His gaze dropped to where she’d touched his arm then his brow rose in question of her comment.
“If you left it, I’d eat it,” she clarified, not lowering her gaze despite how her blood pumped through her body at warp speed and made her feel as if she needed to call time out so she could catch her breath.
Again his eyes ran over her features, taking their time and not seeming to mind the bumps and valleys along the journey. “That would be a bad thing?”
“I’m a woman who is constantly on a diet,” she admitted, sucking in her waist reflexively as his gaze traveled lower.

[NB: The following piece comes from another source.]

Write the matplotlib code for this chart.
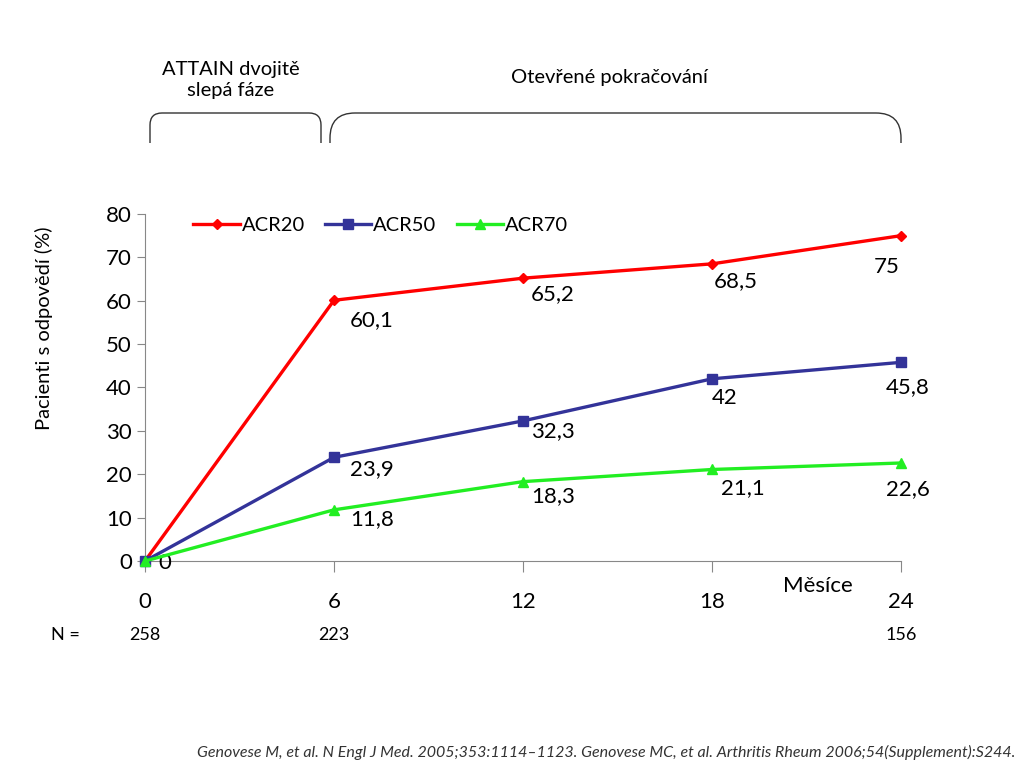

Not that holding her belly in would do much good.
“You have no reason to be on a diet.” When his eyes met hers, they were blue fire, hot, lust-filled.
A thousand carolers began to sing in her soul, louder and louder until she might explode from the sheer beauty of it, until she was sure the sound must be able to be heard in heaven itself.
“No reason at all,” he repeated, his gaze burning hotter. “You’re perfect just as you are.”
Um, right. Perfect. If you liked a woman who was busty and hippy, with a little extra thigh thrown in on the sides. But she couldn’t look away from Dirk, because he was either the most talented fibber in the world or he meant what he said. And, darn, if those carolers hadn’t gone up another octave in the pit of her belly, making every individual cell vibrate in a happy dance.
“I, uh…” What could she say when he was looking at her as if a slightly fuller figure really was perfection? She shoved the fudge at him. “Thank you, but I’m glad you’re taking it, all the same.”
He looked as if he wanted to say more, but must have decided against doing so as he took the candy, stared at her a few moments, his gaze going from fire to almost a sad smoldering. “Bye, Abs. You working tomorrow night?”
Abs. He really shouldn’t say her name like that so carelessly! Holding her breath, she nodded.
“Are you planning to go to the hospital Christmas party this weekend?” Had he winced while asking that? Or after the words had left his mouth?
“Of course,” she answered slowly, watching the play of conflicting emotions dance on his face. “I’m on the hospital’s Christmas committee and helped put the party together. Are you going?”
“I hadn’t planned to, but…” He paused, looked as if he needed to loosen his collar even though his black T-shirt was far from restricting at the neck.
“But?” she prompted, her eyes focusing on a bead of sweat she’d swear was forming on his brow.
He took a deep breath, as if he was about to embark on a dangerous quest he really didn’t want to go on but had little choice. “If you’ll go with me, I could probably tolerate it this once. When I didn’t RSVP, the hospital administrator came by.” Dirk sighed, looking almost as uncomfortable as he had when he’d been playing Santa. “He said it wouldn’t look good for the newest member on the medical staff to not show for the hospital’s biggest employee social event of the year.”